PROBLEM DETAILS.
Identify each line below that contains the word "seaborn", and copy it out.

GIVEN INFORMATION.
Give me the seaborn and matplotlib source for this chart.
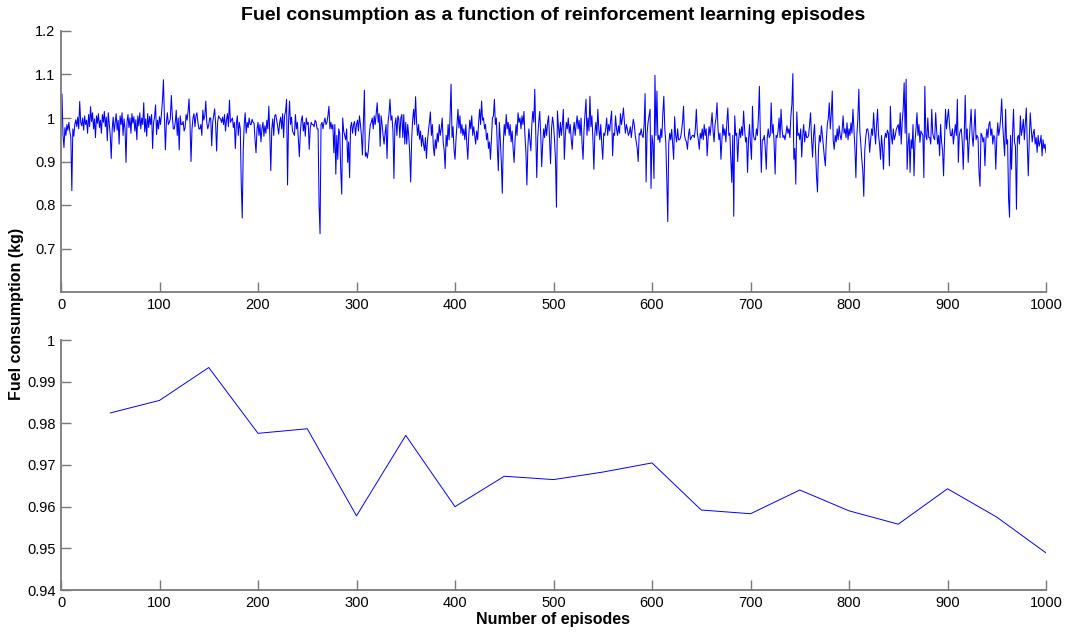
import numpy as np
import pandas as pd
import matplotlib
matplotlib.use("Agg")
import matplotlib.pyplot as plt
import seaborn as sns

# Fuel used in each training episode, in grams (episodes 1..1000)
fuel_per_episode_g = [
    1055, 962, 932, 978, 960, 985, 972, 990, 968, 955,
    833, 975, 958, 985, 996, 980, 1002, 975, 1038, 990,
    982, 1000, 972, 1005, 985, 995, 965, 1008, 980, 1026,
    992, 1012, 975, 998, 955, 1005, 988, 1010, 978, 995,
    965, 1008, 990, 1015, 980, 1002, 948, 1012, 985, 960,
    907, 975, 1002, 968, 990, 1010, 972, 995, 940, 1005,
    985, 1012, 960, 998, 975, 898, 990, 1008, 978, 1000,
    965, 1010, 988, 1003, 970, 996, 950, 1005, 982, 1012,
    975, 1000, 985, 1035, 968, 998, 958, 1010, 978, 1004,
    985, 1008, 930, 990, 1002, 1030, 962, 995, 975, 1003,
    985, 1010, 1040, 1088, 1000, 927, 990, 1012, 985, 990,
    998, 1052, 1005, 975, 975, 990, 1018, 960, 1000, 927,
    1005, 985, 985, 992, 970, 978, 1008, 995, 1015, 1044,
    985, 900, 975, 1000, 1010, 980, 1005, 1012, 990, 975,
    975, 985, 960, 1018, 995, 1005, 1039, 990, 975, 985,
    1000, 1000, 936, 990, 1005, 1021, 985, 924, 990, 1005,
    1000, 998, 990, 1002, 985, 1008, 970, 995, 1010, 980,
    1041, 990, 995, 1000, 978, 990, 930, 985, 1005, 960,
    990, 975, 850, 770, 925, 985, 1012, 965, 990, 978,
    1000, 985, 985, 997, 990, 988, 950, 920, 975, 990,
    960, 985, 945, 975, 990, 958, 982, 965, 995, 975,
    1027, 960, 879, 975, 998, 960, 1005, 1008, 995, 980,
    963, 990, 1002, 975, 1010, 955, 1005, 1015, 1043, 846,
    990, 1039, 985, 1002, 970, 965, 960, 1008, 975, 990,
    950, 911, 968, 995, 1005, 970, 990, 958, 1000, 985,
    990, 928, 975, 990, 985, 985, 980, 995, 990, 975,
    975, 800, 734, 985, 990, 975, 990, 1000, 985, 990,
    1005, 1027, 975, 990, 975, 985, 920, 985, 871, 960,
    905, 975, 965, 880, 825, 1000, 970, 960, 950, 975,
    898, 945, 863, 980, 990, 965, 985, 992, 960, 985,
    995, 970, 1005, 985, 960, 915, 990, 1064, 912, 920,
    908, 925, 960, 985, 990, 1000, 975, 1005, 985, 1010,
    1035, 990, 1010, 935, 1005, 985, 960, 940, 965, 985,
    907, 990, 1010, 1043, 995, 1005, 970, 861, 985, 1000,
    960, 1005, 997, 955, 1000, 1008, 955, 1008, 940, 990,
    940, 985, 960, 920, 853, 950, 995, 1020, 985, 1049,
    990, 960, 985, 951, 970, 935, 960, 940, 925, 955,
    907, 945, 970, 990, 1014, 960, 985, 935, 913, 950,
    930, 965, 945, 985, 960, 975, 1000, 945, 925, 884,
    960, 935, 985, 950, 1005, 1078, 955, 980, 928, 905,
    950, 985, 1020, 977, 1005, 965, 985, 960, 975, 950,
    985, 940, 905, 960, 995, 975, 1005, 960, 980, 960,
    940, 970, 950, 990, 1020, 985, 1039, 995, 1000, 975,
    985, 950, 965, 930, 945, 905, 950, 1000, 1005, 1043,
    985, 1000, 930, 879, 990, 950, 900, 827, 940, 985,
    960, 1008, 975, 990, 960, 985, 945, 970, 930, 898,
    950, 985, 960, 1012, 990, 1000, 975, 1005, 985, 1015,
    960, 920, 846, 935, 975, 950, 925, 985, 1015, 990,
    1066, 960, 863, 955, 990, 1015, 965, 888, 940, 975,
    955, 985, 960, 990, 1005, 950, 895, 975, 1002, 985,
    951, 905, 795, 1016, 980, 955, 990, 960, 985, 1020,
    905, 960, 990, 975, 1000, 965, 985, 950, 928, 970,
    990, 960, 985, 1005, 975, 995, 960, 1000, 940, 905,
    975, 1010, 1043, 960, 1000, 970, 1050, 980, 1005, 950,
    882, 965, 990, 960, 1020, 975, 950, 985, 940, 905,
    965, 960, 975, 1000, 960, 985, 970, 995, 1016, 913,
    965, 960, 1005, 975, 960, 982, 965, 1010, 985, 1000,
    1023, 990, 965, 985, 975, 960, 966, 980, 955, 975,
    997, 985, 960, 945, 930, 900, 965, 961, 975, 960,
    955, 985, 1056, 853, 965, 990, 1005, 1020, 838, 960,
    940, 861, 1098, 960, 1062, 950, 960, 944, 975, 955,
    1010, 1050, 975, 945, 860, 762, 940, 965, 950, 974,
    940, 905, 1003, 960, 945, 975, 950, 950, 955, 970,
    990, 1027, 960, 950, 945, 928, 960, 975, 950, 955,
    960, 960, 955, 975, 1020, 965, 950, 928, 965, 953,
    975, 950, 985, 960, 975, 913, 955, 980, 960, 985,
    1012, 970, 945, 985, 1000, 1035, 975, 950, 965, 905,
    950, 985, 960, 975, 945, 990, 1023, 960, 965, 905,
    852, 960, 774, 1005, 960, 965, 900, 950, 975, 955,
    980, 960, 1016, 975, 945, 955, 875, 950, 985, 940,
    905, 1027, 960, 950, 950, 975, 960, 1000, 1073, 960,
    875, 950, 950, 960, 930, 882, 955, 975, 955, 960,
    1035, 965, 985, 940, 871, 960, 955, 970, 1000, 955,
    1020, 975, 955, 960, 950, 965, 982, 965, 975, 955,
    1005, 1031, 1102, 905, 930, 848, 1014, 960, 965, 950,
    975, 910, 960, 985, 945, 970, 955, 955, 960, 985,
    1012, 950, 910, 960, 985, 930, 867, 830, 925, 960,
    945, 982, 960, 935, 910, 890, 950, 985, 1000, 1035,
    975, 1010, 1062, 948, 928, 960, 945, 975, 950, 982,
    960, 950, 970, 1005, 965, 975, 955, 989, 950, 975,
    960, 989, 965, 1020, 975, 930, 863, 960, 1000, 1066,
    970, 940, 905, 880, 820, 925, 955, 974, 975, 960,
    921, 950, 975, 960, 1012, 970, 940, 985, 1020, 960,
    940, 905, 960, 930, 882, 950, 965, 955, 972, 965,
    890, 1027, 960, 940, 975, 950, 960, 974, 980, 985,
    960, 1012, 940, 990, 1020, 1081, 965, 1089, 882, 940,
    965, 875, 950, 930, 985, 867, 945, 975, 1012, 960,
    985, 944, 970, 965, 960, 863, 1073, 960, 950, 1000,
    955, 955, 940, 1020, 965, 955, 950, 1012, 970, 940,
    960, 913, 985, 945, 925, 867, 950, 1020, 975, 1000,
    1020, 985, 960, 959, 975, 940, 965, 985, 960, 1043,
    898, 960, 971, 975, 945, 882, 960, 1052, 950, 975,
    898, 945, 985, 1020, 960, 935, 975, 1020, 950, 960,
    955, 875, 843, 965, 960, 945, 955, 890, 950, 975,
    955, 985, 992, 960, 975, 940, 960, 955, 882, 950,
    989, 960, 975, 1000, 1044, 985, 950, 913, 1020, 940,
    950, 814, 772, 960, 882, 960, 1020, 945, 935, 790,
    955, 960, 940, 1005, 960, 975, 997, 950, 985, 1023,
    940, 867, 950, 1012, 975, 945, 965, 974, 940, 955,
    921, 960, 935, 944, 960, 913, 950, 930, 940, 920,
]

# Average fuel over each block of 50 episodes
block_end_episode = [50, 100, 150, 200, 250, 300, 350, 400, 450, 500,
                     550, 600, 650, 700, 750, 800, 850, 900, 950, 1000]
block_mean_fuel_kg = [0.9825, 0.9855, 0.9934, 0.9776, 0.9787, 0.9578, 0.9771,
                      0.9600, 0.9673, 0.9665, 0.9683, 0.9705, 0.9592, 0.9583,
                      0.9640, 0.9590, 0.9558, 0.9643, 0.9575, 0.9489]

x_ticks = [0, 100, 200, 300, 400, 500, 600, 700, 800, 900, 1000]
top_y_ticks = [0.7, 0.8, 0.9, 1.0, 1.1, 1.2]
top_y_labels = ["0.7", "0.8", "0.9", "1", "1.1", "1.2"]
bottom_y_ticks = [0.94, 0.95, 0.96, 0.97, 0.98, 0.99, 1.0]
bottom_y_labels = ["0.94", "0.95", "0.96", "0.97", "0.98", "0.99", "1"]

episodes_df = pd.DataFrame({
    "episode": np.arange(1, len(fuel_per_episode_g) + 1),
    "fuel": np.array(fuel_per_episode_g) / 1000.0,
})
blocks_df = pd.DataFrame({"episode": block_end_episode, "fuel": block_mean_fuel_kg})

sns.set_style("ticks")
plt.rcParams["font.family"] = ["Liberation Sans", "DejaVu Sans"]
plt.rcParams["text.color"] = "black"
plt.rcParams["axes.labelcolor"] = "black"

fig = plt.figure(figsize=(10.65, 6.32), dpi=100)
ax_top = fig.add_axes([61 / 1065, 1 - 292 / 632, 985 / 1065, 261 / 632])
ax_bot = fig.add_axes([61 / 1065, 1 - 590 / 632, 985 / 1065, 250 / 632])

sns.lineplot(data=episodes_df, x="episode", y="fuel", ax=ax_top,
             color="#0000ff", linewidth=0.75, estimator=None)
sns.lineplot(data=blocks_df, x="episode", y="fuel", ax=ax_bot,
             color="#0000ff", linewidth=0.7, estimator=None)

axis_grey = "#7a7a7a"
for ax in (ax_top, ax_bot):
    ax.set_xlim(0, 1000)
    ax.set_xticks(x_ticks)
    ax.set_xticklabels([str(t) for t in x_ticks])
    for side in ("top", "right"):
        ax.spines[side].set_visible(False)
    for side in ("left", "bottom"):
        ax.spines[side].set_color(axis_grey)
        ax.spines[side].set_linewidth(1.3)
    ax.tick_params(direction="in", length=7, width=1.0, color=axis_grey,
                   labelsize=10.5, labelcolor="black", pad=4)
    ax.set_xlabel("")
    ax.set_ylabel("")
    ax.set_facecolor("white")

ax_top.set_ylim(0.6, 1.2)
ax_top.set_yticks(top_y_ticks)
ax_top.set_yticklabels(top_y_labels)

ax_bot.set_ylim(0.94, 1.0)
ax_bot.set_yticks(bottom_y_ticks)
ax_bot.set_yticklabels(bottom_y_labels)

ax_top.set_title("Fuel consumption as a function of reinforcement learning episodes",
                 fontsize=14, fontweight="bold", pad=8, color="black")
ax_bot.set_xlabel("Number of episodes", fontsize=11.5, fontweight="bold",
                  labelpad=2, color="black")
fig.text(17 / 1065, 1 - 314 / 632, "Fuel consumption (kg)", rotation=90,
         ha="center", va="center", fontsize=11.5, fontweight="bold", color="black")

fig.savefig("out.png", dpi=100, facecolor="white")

RESULT.
Give me the seaborn and matplotlib source for this chart.
import seaborn as sns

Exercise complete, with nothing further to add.